Written and Directed by Leos Carax
Starring Denis Kavant, Edity Scob, Eva Mendes, Kylie Minogue
I mistakenly assumed last spring when I watched COSMOPOLIS, based on the Don Delilo book and directed by David Cronenberg, that it would be a very long time before another movie, dealing with a limousine ride across the city, would show up at the theater. French filmmaker, Leos Carax, proved me wrong with HOLY MOTORS. Even more surreal than COSMOPOLIS, this film takes place in an even stranger universe with even fewer sign posts to direct us. This is the sort of film you will have strong feelings about, I think. Pretentious would be the word most people would fling at it. But liberating might be mine.
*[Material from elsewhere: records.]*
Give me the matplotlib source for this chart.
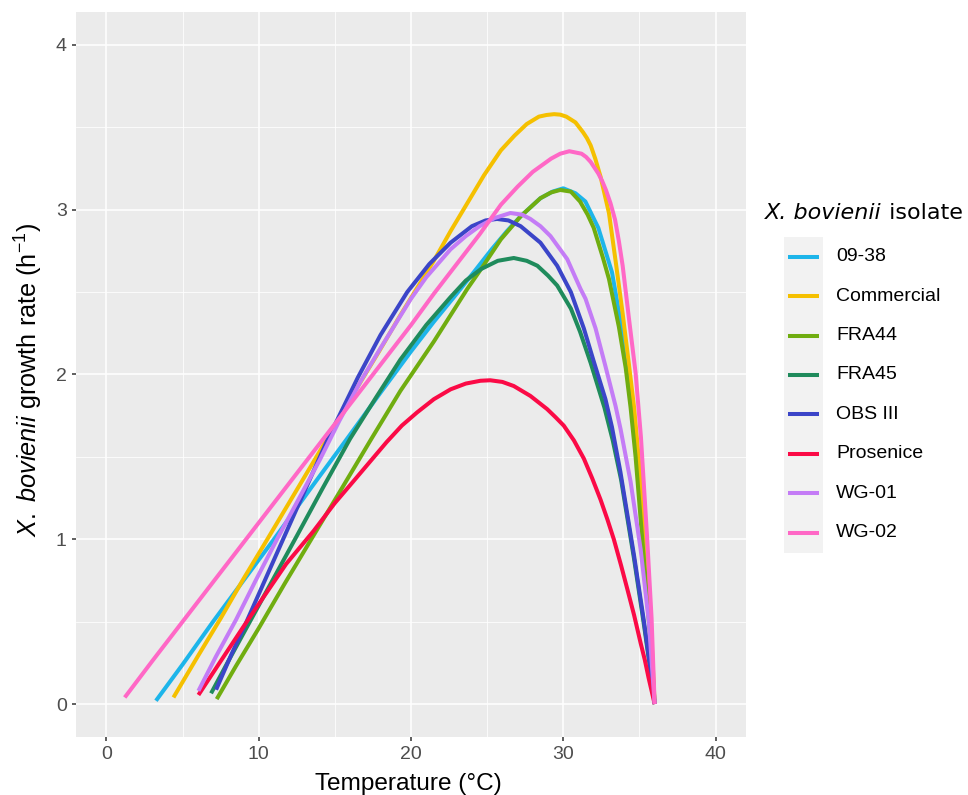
import matplotlib
matplotlib.use("Agg")
import matplotlib.pyplot as plt
from matplotlib.lines import Line2D
from matplotlib.patches import Rectangle

plt.rcParams['font.family'] = 'Liberation Sans'
plt.rcParams['mathtext.fontset'] = 'custom'
plt.rcParams['mathtext.rm'] = 'Liberation Sans'
plt.rcParams['mathtext.it'] = 'Liberation Sans:italic'

# growth curves (temperature in C, rate in 1/h)
temp_0938 = [3.25, 5.0, 7.0, 9.0, 11.0, 13.5, 15.8, 18.0, 20.0, 21.5, 23.0, 24.2, 25.3, 26.3,
             27.2, 28.5, 29.3, 30.0, 30.8, 31.45, 32.3, 33.2, 33.75, 34.2, 34.55, 34.9, 35.3, 35.68, 36.0]
rate_0938 = [0.02, 0.24, 0.50, 0.75, 1.00, 1.32, 1.61, 1.89, 2.14, 2.32, 2.49, 2.63, 2.76, 2.87,
             2.96, 3.07, 3.11, 3.13, 3.10, 3.05, 2.89, 2.62, 2.33, 2.05, 1.77, 1.45, 1.00, 0.50, 0.0]

temp_commercial = [4.4, 6.0, 7.5, 9.0, 10.5, 12.5, 14.5, 16.2, 17.9, 19.3, 20.5, 21.5, 22.6, 23.7,
                   24.8, 25.9, 26.8, 27.6, 28.4, 28.9, 29.4, 29.8, 30.2, 30.8, 31.3, 31.55, 31.8,
                   32.1, 32.45, 32.7, 33.0, 33.45, 33.9, 34.3, 34.65, 34.95, 35.2, 35.45, 35.73, 36.0]
rate_commercial = [0.04, 0.29, 0.52, 0.76, 0.99, 1.30, 1.61, 1.88, 2.14, 2.36, 2.54, 2.69, 2.87, 3.04,
                   3.21, 3.36, 3.45, 3.52, 3.565, 3.575, 3.58, 3.577, 3.565, 3.53, 3.47, 3.435, 3.39,
                   3.31, 3.20, 3.10, 2.98, 2.68, 2.37, 2.07, 1.80, 1.50, 1.22, 0.92, 0.52, 0.0]

temp_fra44 = [7.24, 8.5, 10.0, 11.7, 13.45, 15.4, 17.4, 19.3, 20.4, 21.5, 22.6, 23.7, 24.6, 25.9,
              27.2, 28.5, 29.2, 29.8, 30.5, 31.1, 31.6, 32.0, 32.6, 33.0, 33.65, 34.1, 34.42, 34.75,
              35.1, 35.45, 35.75, 36.0]
rate_fra44 = [0.03, 0.23, 0.46, 0.73, 1.00, 1.30, 1.61, 1.90, 2.05, 2.20, 2.36, 2.52, 2.64, 2.82,
              2.96, 3.07, 3.105, 3.12, 3.11, 3.05, 2.97, 2.89, 2.71, 2.58, 2.29, 2.04, 1.80, 1.50,
              1.10, 0.70, 0.35, 0.0]

temp_fra45 = [6.87, 8.0, 9.3, 10.9, 12.5, 14.2, 16.0, 17.7, 19.3, 21.0, 22.6, 23.6, 24.6, 25.7,
              26.75, 27.6, 28.3, 29.0, 29.6, 30.5, 31.1, 31.8, 32.7, 33.25, 33.8, 34.65, 35.3, 35.85, 36.0]
rate_fra45 = [0.065, 0.26, 0.48, 0.75, 1.02, 1.31, 1.61, 1.86, 2.09, 2.30, 2.47, 2.57, 2.64, 2.69,
              2.707, 2.69, 2.66, 2.60, 2.54, 2.40, 2.26, 2.07, 1.80, 1.60, 1.36, 0.88, 0.48, 0.12, 0.0]

temp_obs3 = [7.2, 8.2, 9.2, 10.4, 11.6, 13.0, 14.5, 16.5, 18.0, 19.75, 21.2, 22.6, 24.0, 24.9,
             25.65, 26.4, 27.2, 28.5, 29.6, 30.5, 31.35, 32.0, 32.77, 33.2, 33.75, 34.65, 35.3, 35.85, 36.0]
rate_obs3 = [0.087, 0.30, 0.50, 0.75, 1.00, 1.29, 1.60, 1.98, 2.24, 2.50, 2.67, 2.80, 2.90, 2.935,
             2.944, 2.935, 2.90, 2.80, 2.66, 2.50, 2.28, 2.08, 1.85, 1.68, 1.41, 0.90, 0.50, 0.13, 0.0]

temp_prosenice = [6.04, 7.5, 9.0, 10.1, 11.8, 13.6, 15.0, 16.2, 17.3, 18.4, 19.4, 20.4, 21.5, 22.6,
                  23.6, 24.56, 25.2, 26.0, 26.75, 27.84, 28.94, 29.5, 30.03, 30.7, 31.35, 31.9, 32.45,
                  32.9, 33.32, 33.8, 34.2, 34.65, 35.08, 35.35, 35.6, 36.0]
rate_prosenice = [0.055, 0.26, 0.47, 0.62, 0.85, 1.05, 1.22, 1.35, 1.47, 1.59, 1.69, 1.77, 1.85, 1.91,
                  1.945, 1.962, 1.965, 1.955, 1.93, 1.87, 1.79, 1.74, 1.69, 1.60, 1.49, 1.37, 1.24,
                  1.12, 1.00, 0.84, 0.70, 0.54, 0.37, 0.27, 0.16, 0.0]

temp_wg01 = [6.04, 7.2, 8.5, 9.8, 11.2, 12.6, 14.0, 15.3, 16.7, 18.0, 19.0, 20.0, 21.0, 22.6, 23.6,
             24.5, 25.5, 26.53, 27.3, 27.84, 28.5, 29.16, 30.26, 31.13, 31.46, 32.12, 32.77, 33.43,
             33.76, 34.42, 35.08, 35.62, 36.0]
rate_wg01 = [0.08, 0.29, 0.51, 0.75, 1.00, 1.24, 1.48, 1.72, 1.96, 2.16, 2.31, 2.46, 2.59, 2.76, 2.84,
             2.90, 2.95, 2.98, 2.97, 2.944, 2.90, 2.84, 2.70, 2.52, 2.46, 2.28, 2.05, 1.81,
             1.67, 1.35, 0.94, 0.50, 0.0]

temp_wg02 = [1.2, 3.0, 5.0, 7.5, 10.0, 12.5, 15.0, 17.5, 20.0, 21.5, 23.0, 24.5, 25.9, 27.0, 28.0,
             29.2, 29.8, 30.4, 31.2, 31.5, 31.8, 32.3, 32.55, 32.8, 33.1, 33.4, 33.65, 33.9, 34.3,
             34.75, 35.1, 35.5, 35.8, 36.0]
rate_wg02 = [0.04, 0.26, 0.50, 0.80, 1.10, 1.40, 1.70, 2.00, 2.30, 2.49, 2.67, 2.85, 3.03, 3.14, 3.23,
             3.31, 3.34, 3.355, 3.34, 3.32, 3.29, 3.22, 3.175, 3.12, 3.04, 2.94, 2.81, 2.66, 2.35,
             2.01, 1.62, 1.02, 0.52, 0.0]

isolates = ['09-38', 'Commercial', 'FRA44', 'FRA45', 'OBS III', 'Prosenice', 'WG-01', 'WG-02']
colors = ['#1DB5EA', '#F5C000', '#70AD10', '#1F8B5C', '#3B45C8', '#FB0A46', '#C47CF6', '#FF68C6']
temps = [temp_0938, temp_commercial, temp_fra44, temp_fra45, temp_obs3, temp_prosenice, temp_wg01, temp_wg02]
rates = [rate_0938, rate_commercial, rate_fra44, rate_fra45, rate_obs3, rate_prosenice, rate_wg01, rate_wg02]

W, H = 968, 795
fig = plt.figure(figsize=(W / 100, H / 100), dpi=100)
ax = fig.add_axes([76 / W, 58 / H, 670 / W, 725 / H])

ax.set_facecolor('#EBEBEB')
for s in ax.spines.values():
    s.set_visible(False)
ax.set_xlim(-2, 42)
ax.set_ylim(-0.2, 4.2)
ax.set_xticks([0, 10, 20, 30, 40])
ax.set_xticks([5, 15, 25, 35], minor=True)
ax.set_yticks([0, 1, 2, 3, 4])
ax.set_yticks([0.5, 1.5, 2.5, 3.5], minor=True)
ax.grid(which='major', color='white', lw=1.1)
ax.grid(which='minor', color='white', lw=0.55)
ax.set_axisbelow(True)
ax.tick_params(which='major', length=3.2, width=1.1, color='#333333',
               labelcolor='#4D4D4D', labelsize=14, pad=3.5)
ax.tick_params(which='minor', length=0)

for T, r, c in zip(temps, rates, colors):
    ax.plot(T, r, color=c, lw=2.9, solid_capstyle='butt', solid_joinstyle='round')

# axis titles
fig.text(408 / W, 5 / H, 'Temperature (°C)', ha='center', va='baseline', fontsize=17.6)
fig.text(29 / W, 1 - 380 / H, r'$\it{X.}$ $\it{bovienii}$ growth rate (h$^{-1}$)',
         rotation=90, ha='center', va='center', fontsize=18.2)

# legend, drawn ggplot-like with a grey key column
t1 = fig.text(765 / W, 1 - 213 / H, 'X. bovienii', ha='left', va='center',
              fontsize=16, family='DejaVu Sans', style='italic')
renderer = fig.canvas.get_renderer()
x_end = t1.get_window_extent(renderer).x1
fig.text(x_end / W, 1 - 213 / H, ' isolate', ha='left', va='center',
         fontsize=16, family='DejaVu Sans')
fig.add_artist(Rectangle((784 / W, 1 - 553 / H), 39 / W, 316 / H,
                         transform=fig.transFigure, facecolor='#F2F2F2', edgecolor='none'))
for i, (name, c) in enumerate(zip(isolates, colors)):
    yk = 1 - (256.7 + 39.4 * i) / H
    fig.add_artist(Line2D([788 / W, 819 / W], [yk, yk], transform=fig.transFigure,
                          color=c, lw=2.9, solid_capstyle='butt'))
    fig.text(836 / W, yk, name, ha='left', va='center', fontsize=14, color='black')

fig.savefig('out.png', dpi=100)
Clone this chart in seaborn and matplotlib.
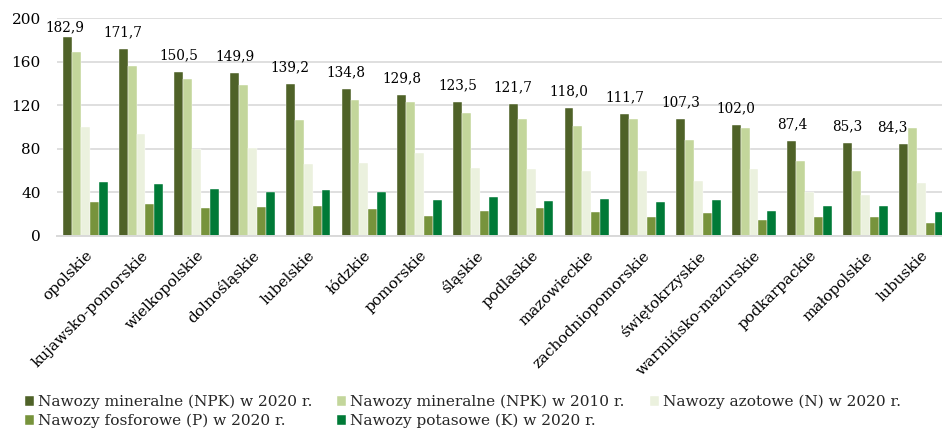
import matplotlib
matplotlib.use("Agg")
import matplotlib.pyplot as plt
import seaborn as sns
import pandas as pd

regions = ["opolskie", "kujawsko-pomorskie", "wielkopolskie", "dolnośląskie", "lubelskie",
           "łódzkie", "pomorskie", "śląskie", "podlaskie", "mazowieckie",
           "zachodniopomorskie", "świętokrzyskie", "warmińsko-mazurskie", "podkarpackie",
           "małopolskie", "lubuskie"]

npk_2020 = [182.9, 171.7, 150.5, 149.9, 139.2, 134.8, 129.8, 123.5, 121.7, 118.0,
            111.7, 107.3, 102.0, 87.4, 85.3, 84.3]
npk_2010 = [169.5, 156.5, 144.5, 139.0, 106.8, 125.0, 123.5, 113.0, 107.2, 101.0,
            107.5, 88.5, 99.3, 69.0, 59.8, 99.3]
n_2020 = [100.0, 93.5, 79.5, 81.0, 66.5, 67.5, 76.0, 62.5, 61.5, 59.5,
          60.0, 50.5, 62.0, 40.0, 38.0, 48.5]
p_2020 = [31.5, 29.5, 26.0, 26.5, 28.0, 25.0, 18.5, 23.0, 26.0, 22.0,
          17.5, 21.0, 15.0, 17.5, 17.5, 11.8]
k_2020 = [50.0, 47.5, 43.0, 40.5, 42.5, 40.0, 33.5, 35.8, 32.0, 33.8,
          31.5, 33.5, 22.8, 27.5, 27.5, 22.0]

series_names = ["Nawozy mineralne (NPK) w 2020 r.", "Nawozy mineralne (NPK) w 2010 r.",
                "Nawozy azotowe (N) w 2020 r.", "Nawozy fosforowe (P) w 2020 r.",
                "Nawozy potasowe (K) w 2020 r."]
colors = ["#4F6228", "#C3D69B", "#EBF1DE", "#77933C", "#007A37"]

all_series = [npk_2020, npk_2010, n_2020, p_2020, k_2020]
rows = []
for name, vals in zip(series_names, all_series):
    for r, v in zip(regions, vals):
        rows.append({"region": r, "series": name, "value": v})
df = pd.DataFrame(rows)

sns.set_theme(style="white")
plt.rcParams["font.family"] = ["DejaVu Serif"]

fig = plt.figure(figsize=(9.42, 4.30), dpi=100)
ax = fig.add_axes([0.0609, 0.4512, 0.9466, 0.5062])

sns.barplot(data=df, x="region", y="value", hue="series", hue_order=series_names,
            order=regions, palette=colors, saturation=1, width=0.8,
            edgecolor="white", linewidth=0.3, ax=ax)

ax.set_ylim(0, 200)
ax.set_yticks([0, 40, 80, 120, 160, 200])
ax.set_xlim(-0.5, len(regions) - 0.5)
ax.set_xlabel("")
ax.set_ylabel("")
ax.yaxis.grid(True, color="#D9D9D9", linewidth=1.2)
ax.set_axisbelow(True)
for s in ["top", "right", "left"]:
    ax.spines[s].set_visible(False)
ax.spines["bottom"].set_color("#D9D9D9")
ax.spines["bottom"].set_linewidth(1.4)
ax.tick_params(axis="y", length=0, pad=12, labelsize=11, labelcolor="#000000")
ax.tick_params(axis="x", length=0, pad=9, labelsize=11, labelcolor="#000000")
plt.setp(ax.get_xticklabels(), rotation=45, ha="right", rotation_mode="anchor")

labels = [f"{v:.1f}".replace(".", ",") for v in npk_2020]
texts = ax.bar_label(ax.containers[0], labels=labels, padding=7, fontsize=9.8, color="#000000")
texts[0].xyann = (-2, 2)
texts[-1].xyann = (-8, 7)

handles, lbls = ax.get_legend_handles_labels()
ax.get_legend().remove()
order = [0, 3, 1, 4, 2]
fig.legend([handles[i] for i in order], [lbls[i] for i in order],
           loc="upper left", bbox_to_anchor=(0.0265, 0.082), ncol=3, frameon=False,
           prop={"family": ["DejaVu Serif"], "size": 11.1},
           handlelength=0.6, handleheight=0.6, handletextpad=0.25,
           columnspacing=1.6, labelspacing=0.3, borderaxespad=0, borderpad=0)

fig.savefig("out.png", dpi=100)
Not that those feelings, either way, will help you to decode it. It is truly enigmatic.
Denis Lavant plays our protagonist, Monsieur Oscar, who spends his time in a limousine, driven by Celine (Scob). His day consists of playing various characters at a variety of appointments across Paris. The limousine takes on the same spacious quality of the one in COSMOPOLIS, as he dons various costumes, most of them altering his age or sex or social position. I doubt you are even supposed to figure out the precise nature of these appointments. You just go along for the ride, admiring (or detesting) the narratives that await you. Many of them deal with death. If you can let go of a need to understand how this all ties together, the movie is lots of fun. If you struggle to make the pieces fit, you will be frustrated. And the ending is the greatest mystery of all. Musical interludes give the puzzled viewer a break. I loved it; my husband hated it. There you go.